70% of Software Teams Say AI Is Hurting Code Quality
A new study from software testing company SmartBear surveyed 273 software quality decision-makers in January 2026 and found AI coding adoption nearly universal — but satisfaction with the results is not.
The Numbers
93% of teams surveyed have adopted AI coding tools. 40% now generate more than 41% of their code with AI, a figure expected to jump to 60% within 12 months as tools like Cursor, Claude Code, and GitHub Copilot become standard.
The problem: testing hasn't kept up. 70% of respondents say they are concerned application quality is already suffering. 60% have experienced actual quality issues in the past year from development outpacing testing capacity. 68% worry that faster AI-driven development will create testing bottlenecks they can't clear.

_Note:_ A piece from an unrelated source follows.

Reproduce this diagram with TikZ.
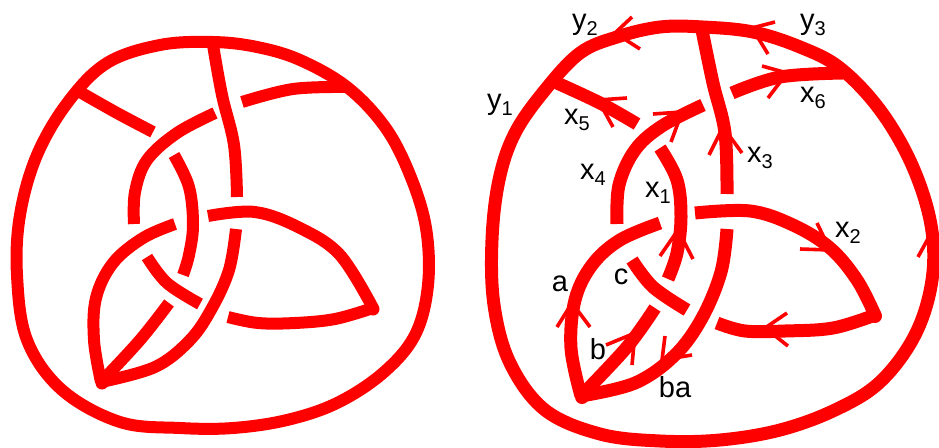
\documentclass[tikz,border=0pt]{standalone}
\usepackage{fontspec}
\setmainfont{Liberation Sans}
\definecolor{knotred}{RGB}{255,0,0}
\newcommand{\subidx}[1]{\raisebox{-6pt}{\fontsize{20}{20}\selectfont #1}}

\begin{document}
\begin{tikzpicture}[
    x=1pt, y=-1pt,
    strand/.style={knotred, line width=12pt, line join=round}, % Style for the knot strands
    rstrand/.style={knotred, line width=13pt, line join=round}, % Style for the right knot
    barb/.style={knotred, line width=3.6pt}, % Style for the open arrowheads
    labelstyle/.style={black, inner sep=0pt, font=\fontsize{29}{32}\selectfont} % Style for the labels
]
    \useasboundingbox (0,0) rectangle (939,447);

    % Left knot: outer loop
    \draw[strand] plot [smooth cycle, tension=0.6] coordinates {
        (213,42) (160,45) (107,63) (68,102) (37,155) (20,215) (17,275) (27,340)
        (62,390) (120,422) (180,428) (233,428) (287,420) (337,403) (383,373)
        (415,335) (428,285) (426,228) (410,175) (385,127) (347,87) (300,60) (257,47)
    };

    % Left knot: arcs
    \draw[strand] plot [smooth, tension=0.6] coordinates {(80,92) (117,113) (153,132)};
    \draw[strand] plot [smooth, tension=0.6] coordinates {(213,45) (222,95) (234,145) (237,197)};
    \draw[strand] plot [smooth, tension=0.6] coordinates {(242,102) (293,89) (347,87)};
    \draw[strand] plot [smooth, tension=0.6] coordinates {(215,113) (177,133) (147,160) (135,192) (134,224)};
    \draw[strand] plot [smooth, tension=0.6] coordinates {(174,155) (189,187) (193,225) (189,255) (183,275)};
    \draw[strand] plot [smooth, tension=0.6] coordinates {(208,216) (255,212) (300,228) (340,255) (373,308)};
    \draw[strand] plot [smooth, tension=0.6] coordinates {(373,308) (335,319) (295,323) (258,323) (228,317)};
    \draw[strand] plot [smooth, tension=0.6] coordinates {(175,224) (143,238) (113,263) (96,298) (94,340) (101,382)};
    \draw[strand] plot [smooth, tension=0.6] coordinates {(236,229) (229,270) (212,308) (190,340) (155,367) (101,382)};
    \draw[strand] plot [smooth, tension=0.6] coordinates {(147,257) (167,283) (200,304)};
    \draw[strand] plot [smooth, tension=0.6] coordinates {(169,303) (140,340) (101,382)};
    \fill[knotred] (373,309) circle (6.5) (102,383) circle (6.5); % rounded corners

    % Right knot: outer loop
    \draw[rstrand] plot [smooth cycle, tension=0.6] coordinates {
        (703,27) (660,27) (617,37) (580,53) (545,90) (515,133) (499,180) (492,240)
        (494,305) (510,363) (545,410) (600,434) (660,441) (720,440) (780,430)
        (835,410) (880,382) (915,335) (932,280) (931,225) (912,165) (880,110)
        (840,68) (800,47) (753,32)
    };

    % Right knot: arcs
    \draw[rstrand] plot [smooth, tension=0.6] coordinates {(557,83) (600,103) (637,124)};
    \draw[rstrand] plot [smooth, tension=0.6] coordinates {(702,30) (713,83) (725,133) (727,194)};
    \draw[rstrand] plot [smooth, tension=0.6] coordinates {(732,93) (780,77) (843,73)};
    \draw[rstrand] plot [smooth, tension=0.6] coordinates {(703,105) (662,126) (635,150) (619,185) (617,224)};
    \draw[rstrand] plot [smooth, tension=0.6] coordinates {(660,148) (677,180) (681,217) (677,253) (668,279)};
    \draw[rstrand] plot [smooth, tension=0.6] coordinates {(695,213) (750,211) (793,225) (830,248) (857,280) (875,315)};
    \draw[rstrand] plot [smooth, tension=0.6] coordinates {(875,315) (833,328) (785,331) (745,331) (717,323)};
    \draw[rstrand] plot [smooth, tension=0.6] coordinates {(660,223) (620,240) (592,265) (575,300) (571,348) (581,396)};
    \draw[rstrand] plot [smooth, tension=0.6] coordinates {(727,229) (721,272) (702,318) (675,355) (635,383) (581,396)};
    \draw[rstrand] plot [smooth, tension=0.6] coordinates {(632,260) (653,287) (687,310)};
    \draw[rstrand] plot [smooth, tension=0.6] coordinates {(655,308) (627,347) (581,396)};
    \fill[knotred] (875,316) circle (7) (582,397) circle (7); % rounded corners

    % Open arrowheads
    \foreach \ax/\ay/\bx/\by/\tx/\ty in {
        632/17/640/49/615/33,   775/22/768/54/752/28,   762/66/768/98/787/73,
        627/98/613/127/598/100, 653/114/671/142/682/112, 709/155/742/153/723/127,
        660/256/693/259/678/230, 817/223/800/249/830/250, 918/257/945/258/930/235,
        557/327/590/327/572/303, 606/345/632/365/635/333, 665/336/692/355/662/360,
        787/313/788/346/765/328}
        \draw[barb] (\ax,\ay) -- (\tx,\ty) -- (\bx,\by);

    % Labels
    \node[labelstyle] (y1) at (500,105) {y\subidx{1}};
    \node[labelstyle] (y2) at (585,25) {y\subidx{2}};
    \node[labelstyle] (y3) at (813,25) {y\subidx{3}};
    \node[labelstyle] (x1) at (658,193) {x\subidx{1}};
    \node[labelstyle] (x2) at (848,233) {x\subidx{2}};
    \node[labelstyle] (x3) at (760,158) {x\subidx{3}};
    \node[labelstyle] (x4) at (593,175) {x\subidx{4}};
    \node[labelstyle] (x5) at (577,120) {x\subidx{5}};
    \node[labelstyle] (x6) at (813,98) {x\subidx{6}};
    \node[labelstyle] (a) at (560,284) {a};
    \node[labelstyle] (b) at (598,349) {b};
    \node[labelstyle] (c) at (621,277) {c};
    \node[labelstyle] (ba) at (675,387) {ba};

\end{tikzpicture}
\end{document}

Despite 87% of teams having some test automation in place, 92% still test manually — suggesting existing automation pipelines weren't designed for the volume and velocity AI code generation produces.
The Confidence Gap
Perhaps the most striking finding: 65% of respondents believe their leadership doesn't fully recognize the AI testing risks. The same share reports under-investment in application-level testing.
Developers are shipping faster but accumulating quality debt they may not be able to see yet. 97% of surveyed organizations plan to increase testing investment in 2026, with 86% increasing budgets by 11% or more.
The study reinforces a pattern showing across the industry: AI accelerates output, but the responsibility for verifying that output has not been automated at the same rate.